A conversa do Papa Francisco com Antonio Spadaro, posta em livro com subtítulo TEMOS DE SER NORMAIS, é uma reflexão serena, chã, mas contundente sobre a vida da Igreja. Em síntese: uma Igreja viva é uma comunhão orgânica de fiéis em Cristo, onde a diversidade de dons, de ministérios e de responsabilidades se conjuga para o bem da Comunidade. E essa é a forma de sermos normais!
O Papa confia ao interlocutor que acompanhar o rebanho também significa fiar-se no facto de que ele “tem «faro» para encontrar novos caminhos”. E falou mesmo do “olfato da fé”. Ou seja: o discernimento dos caminhos deve ser feito pela Igreja em profunda comunhão, toda a Igreja, a quem é concedido este “faro” da fé.

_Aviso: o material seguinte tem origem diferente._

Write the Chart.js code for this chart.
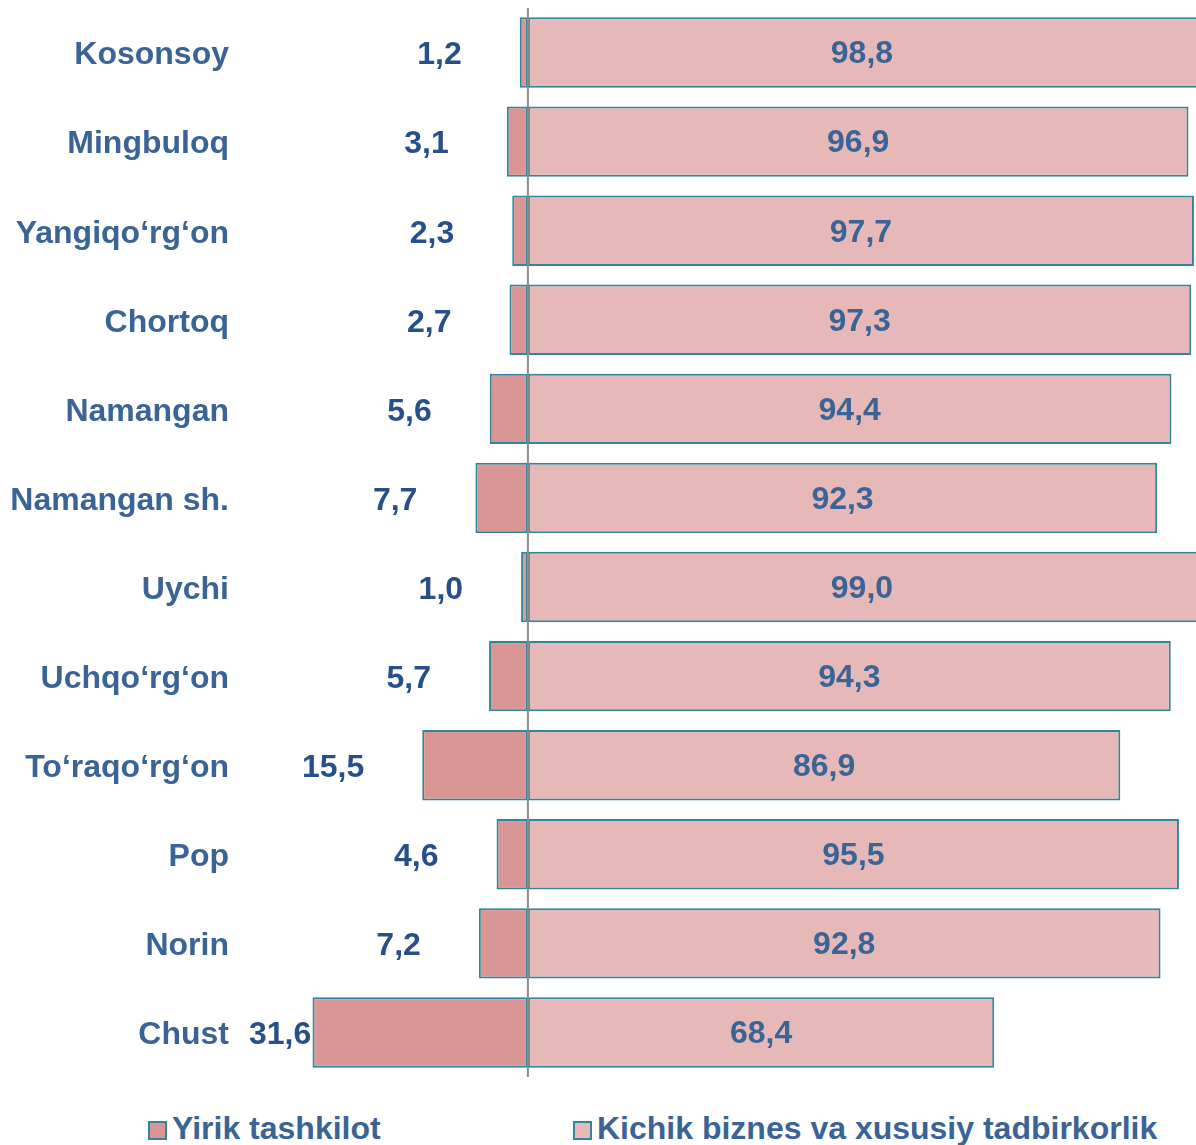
<!DOCTYPE html>
<html>
<head>
<meta charset="utf-8">
<script src="https://cdn.jsdelivr.net/npm/chart.js@4.4.1/dist/chart.umd.min.js"></script>
<style>
  html, body { margin: 0; padding: 0; background: #fff; }
  #wrap { position: relative; width: 1196px; height: 1145px; overflow: hidden; }
  #chart { position: absolute; left: 0; top: 0; }
  .legend-item { position: absolute; top: 1110px; display: flex; align-items: center; font: bold 32px "Liberation Sans", Arial, sans-serif; color: #3a6496; white-space: nowrap; }
  .legend-item .box { width: 15px; height: 15px; border: 2px solid #31859c; margin-right: 5px; margin-top: 4px; }
</style>
</head>
<body>
<div id="wrap">
  <canvas id="chart" width="1196" height="1090"></canvas>
  <div id="legend"></div>
</div>
<script>
// --- Data ---
const districts = ['Kosonsoy', 'Mingbuloq', 'Yangiqo‘rg‘on', 'Chortoq', 'Namangan', 'Namangan sh.',
    'Uychi', 'Uchqo‘rg‘on', 'To‘raqo‘rg‘on', 'Pop', 'Norin', 'Chust'];
const largeShare = [1.2, 3.1, 2.3, 2.7, 5.6, 7.7, 1.0, 5.7, 15.5, 4.6, 7.2, 31.6];
const smallShare = [98.8, 96.9, 97.7, 97.3, 94.4, 92.3, 99.0, 94.3, 86.9, 95.5, 92.8, 68.4];
const seriesNames = ['Yirik tashkilot', 'Kichik biznes va xususiy tadbirkorlik'];

const FONT = '"Liberation Sans", Arial, sans-serif';
const fmt = v => v.toFixed(1).replace('.', ',');

// Zero line over bars + value labels
const labelPlugin = {
    id: 'labelPlugin',
    afterDatasetsDraw(chart) {
        const ctx = chart.ctx;
        const xs = chart.scales.x;
        const area = chart.chartArea;
        const x0 = xs.getPixelForValue(0);

        ctx.save();
        ctx.strokeStyle = '#8c8c8c';
        ctx.lineWidth = 2;
        ctx.beginPath();
        ctx.moveTo(x0, area.top);
        ctx.lineTo(x0, area.bottom);
        ctx.stroke();

        ctx.font = 'bold 32px ' + FONT;
        ctx.textBaseline = 'middle';

        // left series: labels to the left of the bar
        chart.getDatasetMeta(0).data.forEach((bar, i) => {
            const txt = fmt(largeShare[i]);
            const w = ctx.measureText(txt).width;
            const right = Math.max(bar.x - 58, area.left + w + 4);
            ctx.fillStyle = '#27508a';
            ctx.textAlign = 'right';
            ctx.fillText(txt, right, bar.y + 3);
        });

        // right series: labels centred in the visible bar
        chart.getDatasetMeta(1).data.forEach((bar, i) => {
            const end = Math.min(bar.x, area.right);
            ctx.fillStyle = '#3a6496';
            ctx.textAlign = 'center';
            ctx.fillText(fmt(smallShare[i]), (x0 + end) / 2, bar.y + 2);
        });
        ctx.restore();
    }
};

const chart = new Chart(document.getElementById('chart'), {
    type: 'bar',
    data: {
        labels: districts,
        datasets: [
            {
                label: seriesNames[0],
                data: largeShare.map(v => -v),
                backgroundColor: '#d99694',
                borderColor: '#31859c',
                borderWidth: 2,
                borderSkipped: false
            },
            {
                label: seriesNames[1],
                data: smallShare,
                backgroundColor: '#e6b9b8',
                borderColor: '#31859c',
                borderWidth: 2,
                borderSkipped: false
            }
        ]
    },
    options: {
        indexAxis: 'y',
        responsive: false,
        animation: false,
        layout: { padding: { top: 8, right: 0, bottom: 13, left: 0 } },
        datasets: { bar: { barPercentage: 0.79, categoryPercentage: 1 } },
        scales: {
            x: {
                stacked: true,
                min: -41.5,
                max: 98,
                display: false
            },
            y: {
                stacked: true,
                grid: { display: false, drawTicks: false },
                border: { display: false },
                ticks: {
                    padding: 16,
                    labelOffset: 3,
                    color: '#3a6496',
                    font: { family: FONT, size: 32, weight: 'bold' }
                },
                afterFit(axis) {
                    axis.width = 245;
                    axis.paddingTop = 0;
                    axis.paddingBottom = 0;
                }
            }
        },
        plugins: {
            legend: { display: false },
            tooltip: { enabled: false }
        }
    },
    plugins: [labelPlugin]
});

// HTML legend below the chart
const legendDiv = document.getElementById('legend');
const legendLeft = [148, 573];
chart.data.datasets.forEach((ds, i) => {
    const item = document.createElement('div');
    item.className = 'legend-item';
    item.style.left = legendLeft[i] + 'px';
    item.innerHTML = `<span class="box" style="background:${ds.backgroundColor}"></span><span>${ds.label}</span>`;
    legendDiv.appendChild(item);
});
</script>
</body>
</html>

É evidente que isto exige uma atitude de radical confiança, no Espírito e na Pessoa Humana, uma abertura plena de todos ao sopro desse espírito, que sopra onde quer, quando quer e como quer. Uma atitude de permanente atenção e perspicácia, para ouvir e escrutinar essas manifestações. Uma comunhão naturalmente vertebrada, mas que atende a todos os membros, sem ceder à tentação de centralismos perigosos.
Por falar em centralismos perigosos, Bergoglio, na palavra dirigida aos cardeais após a sua eleição, usa expressões muito fortes e claras, que desenham o seu paradigma de “intensa comunhão eclesial”. Falou de “conhecimento recíproco e mútua abertura”, “daquela comunidade, daquela amizade, daquela proximidade que fará bem a todos”, de “autêntico afeto colegial”, de “partilhar fraternalmente os nossos sentimentos, as nossas experiências e reflexões”. Todos os ingredientes para a vivência de uma colegialidade afetiva e efetiva, bem distinta de qualquer paradigma monárquico.

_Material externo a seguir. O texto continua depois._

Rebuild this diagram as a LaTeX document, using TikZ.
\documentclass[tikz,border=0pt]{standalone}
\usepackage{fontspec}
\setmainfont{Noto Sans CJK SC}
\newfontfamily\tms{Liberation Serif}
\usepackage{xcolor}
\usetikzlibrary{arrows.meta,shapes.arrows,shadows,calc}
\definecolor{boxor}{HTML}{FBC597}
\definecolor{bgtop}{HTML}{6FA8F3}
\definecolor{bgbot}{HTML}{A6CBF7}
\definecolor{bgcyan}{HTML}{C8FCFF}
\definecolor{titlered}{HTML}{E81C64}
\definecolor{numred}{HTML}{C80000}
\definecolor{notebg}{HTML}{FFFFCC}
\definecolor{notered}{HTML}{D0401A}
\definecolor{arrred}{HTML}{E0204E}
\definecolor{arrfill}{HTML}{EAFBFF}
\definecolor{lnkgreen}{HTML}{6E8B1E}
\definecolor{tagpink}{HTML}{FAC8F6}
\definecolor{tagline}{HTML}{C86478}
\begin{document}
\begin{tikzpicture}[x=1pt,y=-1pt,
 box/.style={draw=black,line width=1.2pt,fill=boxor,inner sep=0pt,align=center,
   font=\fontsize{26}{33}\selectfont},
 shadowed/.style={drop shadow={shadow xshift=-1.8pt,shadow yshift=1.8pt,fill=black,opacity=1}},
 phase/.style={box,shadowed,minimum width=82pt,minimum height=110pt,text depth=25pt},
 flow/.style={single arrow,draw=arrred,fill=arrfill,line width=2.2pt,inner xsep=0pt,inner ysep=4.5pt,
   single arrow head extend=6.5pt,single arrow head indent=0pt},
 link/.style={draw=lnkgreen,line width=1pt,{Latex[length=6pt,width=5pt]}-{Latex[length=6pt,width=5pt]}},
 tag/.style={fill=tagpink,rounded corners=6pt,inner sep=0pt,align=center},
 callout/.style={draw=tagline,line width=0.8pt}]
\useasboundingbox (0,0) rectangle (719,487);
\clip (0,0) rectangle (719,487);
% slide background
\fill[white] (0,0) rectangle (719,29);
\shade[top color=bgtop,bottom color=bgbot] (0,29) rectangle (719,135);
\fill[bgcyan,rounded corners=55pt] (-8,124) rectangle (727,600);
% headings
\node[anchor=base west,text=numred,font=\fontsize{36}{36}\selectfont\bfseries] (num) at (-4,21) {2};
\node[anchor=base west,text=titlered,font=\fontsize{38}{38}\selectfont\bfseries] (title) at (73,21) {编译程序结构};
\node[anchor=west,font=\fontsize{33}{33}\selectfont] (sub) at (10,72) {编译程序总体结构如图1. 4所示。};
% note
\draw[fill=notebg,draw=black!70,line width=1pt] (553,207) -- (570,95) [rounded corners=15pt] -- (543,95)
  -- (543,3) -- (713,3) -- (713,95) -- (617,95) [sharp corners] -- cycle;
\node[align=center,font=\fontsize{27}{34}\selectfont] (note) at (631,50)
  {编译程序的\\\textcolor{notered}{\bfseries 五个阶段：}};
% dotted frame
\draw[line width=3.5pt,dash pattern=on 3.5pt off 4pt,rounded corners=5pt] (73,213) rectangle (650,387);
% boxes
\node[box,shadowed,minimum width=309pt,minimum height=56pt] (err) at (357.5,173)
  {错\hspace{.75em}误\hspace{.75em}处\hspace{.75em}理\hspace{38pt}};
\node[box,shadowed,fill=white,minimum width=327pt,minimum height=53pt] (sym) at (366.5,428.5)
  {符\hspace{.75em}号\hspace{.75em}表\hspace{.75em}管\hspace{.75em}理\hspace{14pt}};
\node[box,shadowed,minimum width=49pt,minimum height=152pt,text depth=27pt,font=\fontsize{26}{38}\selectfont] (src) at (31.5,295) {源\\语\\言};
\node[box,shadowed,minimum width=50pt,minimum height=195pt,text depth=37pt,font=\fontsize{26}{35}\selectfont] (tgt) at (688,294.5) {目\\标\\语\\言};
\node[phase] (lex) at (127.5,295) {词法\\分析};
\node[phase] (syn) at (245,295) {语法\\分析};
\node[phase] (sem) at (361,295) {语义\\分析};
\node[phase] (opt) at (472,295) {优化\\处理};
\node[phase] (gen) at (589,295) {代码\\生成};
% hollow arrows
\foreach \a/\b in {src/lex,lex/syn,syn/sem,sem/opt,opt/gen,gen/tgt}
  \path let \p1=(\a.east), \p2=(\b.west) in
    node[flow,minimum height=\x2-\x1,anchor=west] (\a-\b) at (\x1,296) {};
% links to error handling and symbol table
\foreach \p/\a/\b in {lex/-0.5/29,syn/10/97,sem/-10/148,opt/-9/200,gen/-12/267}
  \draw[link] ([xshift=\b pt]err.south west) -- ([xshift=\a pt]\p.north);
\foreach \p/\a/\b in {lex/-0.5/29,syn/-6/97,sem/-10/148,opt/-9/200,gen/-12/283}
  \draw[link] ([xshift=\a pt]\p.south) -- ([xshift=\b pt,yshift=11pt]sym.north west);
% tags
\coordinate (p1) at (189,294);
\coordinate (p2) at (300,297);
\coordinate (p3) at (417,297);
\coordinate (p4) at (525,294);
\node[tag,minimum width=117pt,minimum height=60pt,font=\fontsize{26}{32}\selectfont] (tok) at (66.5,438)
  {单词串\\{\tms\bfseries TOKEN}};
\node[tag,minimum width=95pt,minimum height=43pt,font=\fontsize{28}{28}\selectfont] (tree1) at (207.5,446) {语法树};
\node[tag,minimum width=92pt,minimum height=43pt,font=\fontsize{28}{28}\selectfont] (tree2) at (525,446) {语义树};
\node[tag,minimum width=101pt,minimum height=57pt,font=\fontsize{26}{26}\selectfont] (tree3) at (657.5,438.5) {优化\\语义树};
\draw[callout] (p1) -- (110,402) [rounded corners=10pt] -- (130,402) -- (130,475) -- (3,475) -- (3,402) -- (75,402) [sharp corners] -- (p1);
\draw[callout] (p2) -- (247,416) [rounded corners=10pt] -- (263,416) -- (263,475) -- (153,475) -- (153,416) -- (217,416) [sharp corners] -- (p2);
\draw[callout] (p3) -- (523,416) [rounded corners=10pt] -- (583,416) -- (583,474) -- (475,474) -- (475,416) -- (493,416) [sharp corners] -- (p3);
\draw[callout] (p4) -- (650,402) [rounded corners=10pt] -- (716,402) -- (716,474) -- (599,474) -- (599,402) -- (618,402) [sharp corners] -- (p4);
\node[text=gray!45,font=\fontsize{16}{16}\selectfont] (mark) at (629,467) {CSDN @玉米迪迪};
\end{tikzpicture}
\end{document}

Assim sendo, projetos e planificações, reformulação de estruturas, nomeações, designações…, não podem ser concebidas e construídas à secretária, mas terão de ser fruto de uma realidade viva.
E isto a todos os níveis: da Igreja universal, das Dioceses, das Paróquias ou outros círculos de vida eclesial. Clérigos e Leigos, partilhando os seus anseios, sonhos e competências, numa fraterna cooperação, sem preconceitos nem arquétipos exclusivos, fiéis à autêntica Tradição Apostólica, mas livres de todos os condicionamentos culturais que a história foi acumulando.
Uma comunhão sólida e esclarecidamente fundada na Tradição Apostólica, mas fiel também ao Homem de cada tempo, sem medo de mergulhar na sua noite. Como um farol de referência, mas também como o archote que caminha no meio da multidão, iluminando de perto os seus caminhos tantas vezes sinuosos e irregulares.
O caminho faz-se caminhando. Há sempre quem queira voltar atrás, quem tenha saudades das cebolas e da carne dos egitos da história. Mas a esperança que nos salva é a certeza da plenitude do novo Céu e da nova Terra, que não se compraz com saudosismos nem restauracionismos!